(headshot photography by Steven Palowsky)
“Are pageants even still relevant?”
“Are you sure you still want to compete? Aren’t you getting a little too old to be dedicating so much into a pageant?”
At 22 years old with nearly seven years of involvement with the Miss Louisiana Organization — three years of competing for and one year of serving as state titleholder with the Miss Louisiana’s Outstanding Teen Organization, and then going on three years of competing for the Miss Louisiana title, these were questions I received fairly regularly. What many did not realize about the Miss America Organization when asking about its relevancy is that it is the largest scholarship provider for young women in the world, and as a first-generation college student needing all of the scholarship money I could get, competing in a pageant that would provide me those scholarships was completely relevant.
So to me, it did not matter how long it took, I had a dream that needed to be fulfilled, and as my mom has always liked to so fondly call it, I’ve always been a bit “strong-willed.”

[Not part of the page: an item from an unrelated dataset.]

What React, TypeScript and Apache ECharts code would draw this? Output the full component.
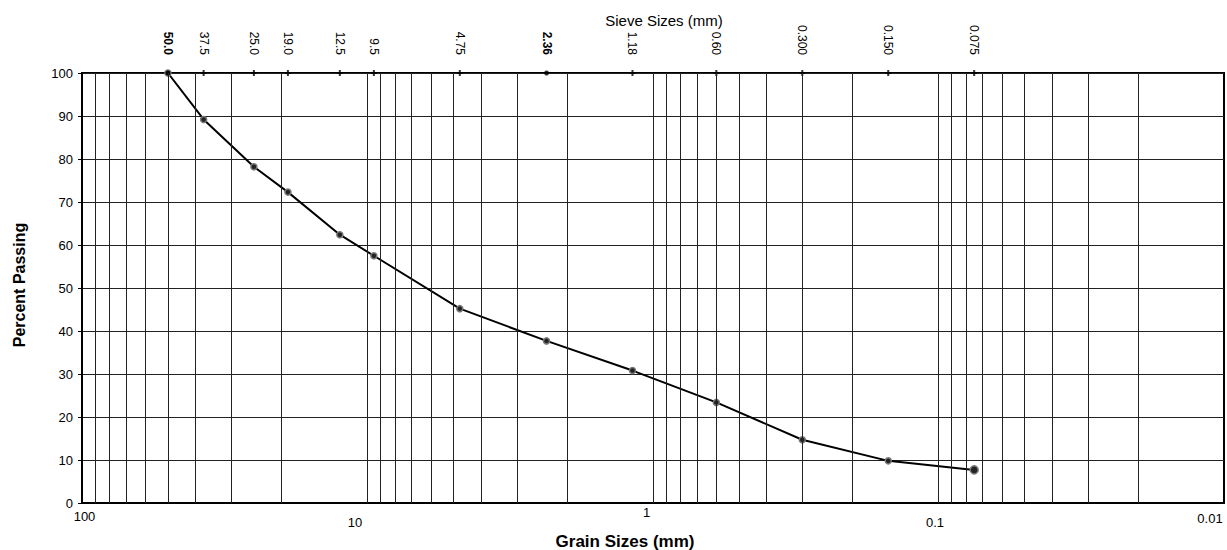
import React, { useEffect, useRef } from "react";
import * as echarts from "echarts";

const sieveSizes = [50.0, 37.5, 25.0, 19.0, 12.5, 9.5, 4.75, 2.36, 1.18, 0.6, 0.3, 0.15, 0.075];
const sieveLabels = ["50.0", "37.5", "25.0", "19.0", "12.5", "9.5", "4.75", "2.36", "1.18", "0.60", "0.300", "0.150", "0.075"];
const boldSieveLabels = ["50.0", "2.36"];
const percentPassing = [100, 89.2, 78.2, 72.3, 62.4, 57.5, 45.2, 37.7, 30.8, 23.4, 14.7, 9.8, 7.7];

const grainTickValues = [100, 10, 1, 0.1, 0.01];
const grainTickLabels = ["100", "10", "1", "0.1", "0.01"];
const gridDecades = [0.01, 0.1, 1, 10];
const gridMultipliers = [1, 2, 3, 4, 5, 6, 7, 8, 9];

const FONT = "'Liberation Sans', Arial, sans-serif";

// per-label nudges to mimic the reference's staggered bottom labels
const bottomLabelStyles: Record<string, any> = {
  l0: { padding: [4, 0, 0, 5] },
  l1: { padding: [10, 25, 0, 0] },
  l2: { padding: [0, 13, 0, 0] },
  l3: { padding: [10, 7, 0, 0] },
  l4: { padding: [6, 28, 0, 0] },
};

export default function App() {
  const ref = useRef<HTMLDivElement>(null);
  useEffect(() => {
    if (!ref.current) return;
    const chart = echarts.init(ref.current, undefined, { renderer: "svg" });

    const gridLineValues: number[] = [];
    gridDecades.forEach((d) =>
      gridMultipliers.forEach((m) => {
        const v = +(d * m).toPrecision(6);
        if (v > 0.01 && v < 100) gridLineValues.push(v);
      })
    );

    const findIdx = (v: number, arr: number[]) =>
      arr.findIndex((s) => Math.abs(s - v) / s < 1e-6);

    const option: any = {
      animation: false,
      grid: {
        left: 82,
        right: 3,
        top: 73,
        bottom: 47,
        show: true,
        borderColor: "#000",
        borderWidth: 2,
        backgroundColor: "transparent",
        containLabel: false,
      },
      xAxis: [
        {
          type: "log",
          logBase: 10,
          min: 0.01,
          max: 100,
          inverse: true,
          position: "bottom",
          axisLine: { show: true, lineStyle: { color: "#000", width: 2 } },
          axisTick: { show: false },
          splitLine: { show: false },
          minorTick: { show: false },
          axisLabel: {
            customValues: grainTickValues,
            color: "#000",
            fontFamily: FONT,
            fontSize: 13,
            margin: 3,
            formatter: (v: number) => {
              const i = findIdx(v, grainTickValues);
              return i >= 0 ? `{l${i}|${grainTickLabels[i]}}` : "";
            },
            rich: bottomLabelStyles,
          },
        },
        {
          type: "log",
          logBase: 10,
          min: 0.01,
          max: 100,
          inverse: true,
          position: "top",
          axisLine: { show: false },
          axisTick: { show: false },
          splitLine: { show: false },
          axisLabel: {
            customValues: sieveSizes,
            rotate: 90,
            margin: 18,
            color: "#000",
            fontFamily: FONT,
            fontSize: 12,
            formatter: (v: number) => {
              const i = findIdx(v, sieveSizes);
              if (i < 0) return "";
              const t = sieveLabels[i];
              return boldSieveLabels.includes(t) ? `{b|${t}}` : `{n|${t}}`;
            },
            rich: {
              b: { fontWeight: "bold", fontSize: 12, fontFamily: FONT, color: "#000" },
              n: { fontSize: 12, fontFamily: FONT, color: "#000" },
            },
          },
        },
      ],
      yAxis: {
        type: "value",
        min: 0,
        max: 100,
        interval: 10,
        axisLine: { show: true, lineStyle: { color: "#000", width: 2 } },
        axisTick: { show: true, length: 4, lineStyle: { color: "#000", width: 1 } },
        axisLabel: { color: "#000", fontFamily: FONT, fontSize: 13, margin: 9 },
        splitLine: { show: true, lineStyle: { color: "#222", width: 1 } },
      },
      series: [
        {
          name: "grid",
          type: "line",
          xAxisIndex: 0,
          yAxisIndex: 0,
          data: [],
          silent: true,
          z: 1,
          markLine: {
            silent: true,
            symbol: ["none", "none"],
            label: { show: false },
            emphasis: { disabled: true },
            lineStyle: { type: "solid", color: "#222", width: 1 },
            data: gridLineValues.map((v) => ({ xAxis: v })),
          },
        },
        {
          name: "Percent Passing",
          type: "line",
          xAxisIndex: 0,
          yAxisIndex: 0,
          z: 3,
          data: sieveSizes.map((s, i) => ({
            value: [s, percentPassing[i]],
            symbolSize: i === sieveSizes.length - 1 ? 8 : 6,
          })),
          lineStyle: { color: "#000", width: 2 },
          symbol: "circle",
          symbolSize: 6,
          itemStyle: { color: "#222", borderColor: "#777", borderWidth: 1.5 },
          emphasis: { disabled: true },
        },
        {
          name: "sieves",
          type: "scatter",
          xAxisIndex: 0,
          yAxisIndex: 0,
          z: 4,
          silent: true,
          data: sieveSizes.map((s, i) => {
            const bold = boldSieveLabels.includes(sieveLabels[i]);
            return {
              value: [s, 100],
              symbol: bold ? "circle" : "path://M2,0H4V2H6V4H4V6H2V4H0V2H2Z",
              symbolSize: bold ? 5 : 6,
            };
          }),
          itemStyle: { color: "#000" },
          emphasis: { disabled: true },
        },
      ],
      graphic: [
        {
          type: "text",
          x: 664,
          y: 20,
          style: {
            text: "Sieve Sizes (mm)",
            fontFamily: FONT,
            fontSize: 15,
            fill: "#000",
            textAlign: "center",
            textVerticalAlign: "middle",
          },
        },
        {
          type: "text",
          x: 625,
          y: 541,
          style: {
            text: "Grain Sizes (mm)",
            fontFamily: FONT,
            fontSize: 17,
            fontWeight: "bold",
            fill: "#000",
            textAlign: "center",
            textVerticalAlign: "middle",
          },
        },
        {
          type: "text",
          x: 19,
          y: 285,
          rotation: Math.PI / 2,
          style: {
            text: "Percent Passing",
            fontFamily: FONT,
            fontSize: 16,
            fontWeight: "bold",
            fill: "#000",
            textAlign: "center",
            textVerticalAlign: "middle",
          },
        },
      ],
    };

    chart.setOption(option);
    return () => chart.dispose();
  }, []);

  return (
    <div
      ref={ref}
      style={{ position: "fixed", left: 0, top: 0, width: 1227, height: 550, background: "#fff" }}
    />
  );
}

Don’t get me wrong — my dream to be Miss Louisiana has not always been so clear cut. In fact, after two years of competing, I felt like God was leading me in a different direction, so I took the 2018 competition off. Little did I know, however, that ironically my time away from Miss Louisiana is what would prepare me MOST for Miss Louisiana.
During my year off, I went on to become heavily involved on campus at LSUS, even serving as SGA president for my university. I had really begun to enjoy my time away and had even started to consider not coming back to compete.
But once again God’s plan prevailed, and I went on to compete for and be crowned the Miss Louisiana preliminary titleholder of the Miss Louisiana Watermelon Festival. It was the most fun, supportive year of preparation I have ever had throughout my years of competing. So much of my winning Miss Louisiana is owed to being Miss Louisiana Watermelon Festival. I am so clearly reminded daily of God’s grace and perfect timing.
Since being crowned Miss Louisiana 2019, my year has been a complete, utter whirlwind. You know the movie “Princess Diaries” when Amelia learns she’s the Princess of Genova and overnight her life went from pauper to princess? Yeah. That’s my life. Overnight I gained a new home on ULM campus where the university so kindly sponsors a beautiful apartment by the bayou, a new vehicle provided by JPS Ford in Arcadia, and a new job — all of which I get to keep for a year. I’m now almost two months into the job, and I still find myself waking up in the mornings pinching myself, afraid it’s all a dream. But I guess it is — only it’s a dream come true.
While being Miss Louisiana is fun, it is not all glitz and glamour. It’s a job, and a real, challenging job at that. And with only a year to live this dream, it’s my goal to not allow a single day go to waste.
In addition to preparing for the Miss America competition being held in December, I’ve set forth several goals and initiatives I intend to accomplish throughout my year of service. I’m learning every day the wide variety of hats that Miss Louisiana wears — from speaking to students at schools to serving as the official hostess of the state. But one of my personal first priorities is to serve as an ambassador for my social impact initiative, the Northwest Louisiana YWCA Leadership Empowerment and Development (LEAD) Program, working to establish the LEAD program in all five of our YWCA locations throughout the state. Secondly, I will advocate for our Children’s Miracle Network Hospitals, as that is the Miss America Organization’s national philanthropy, and visit all five of our CMN Hospitals in Louisiana as well as raise funds for the foundation.
Throughout this journey, I am focusing on cherishing every moment and remaining grateful. I have been blown away by all of the love and support I have received so far, and I can only hope to make my state and hometown of Bossier City, Louisiana, proud as my year continues.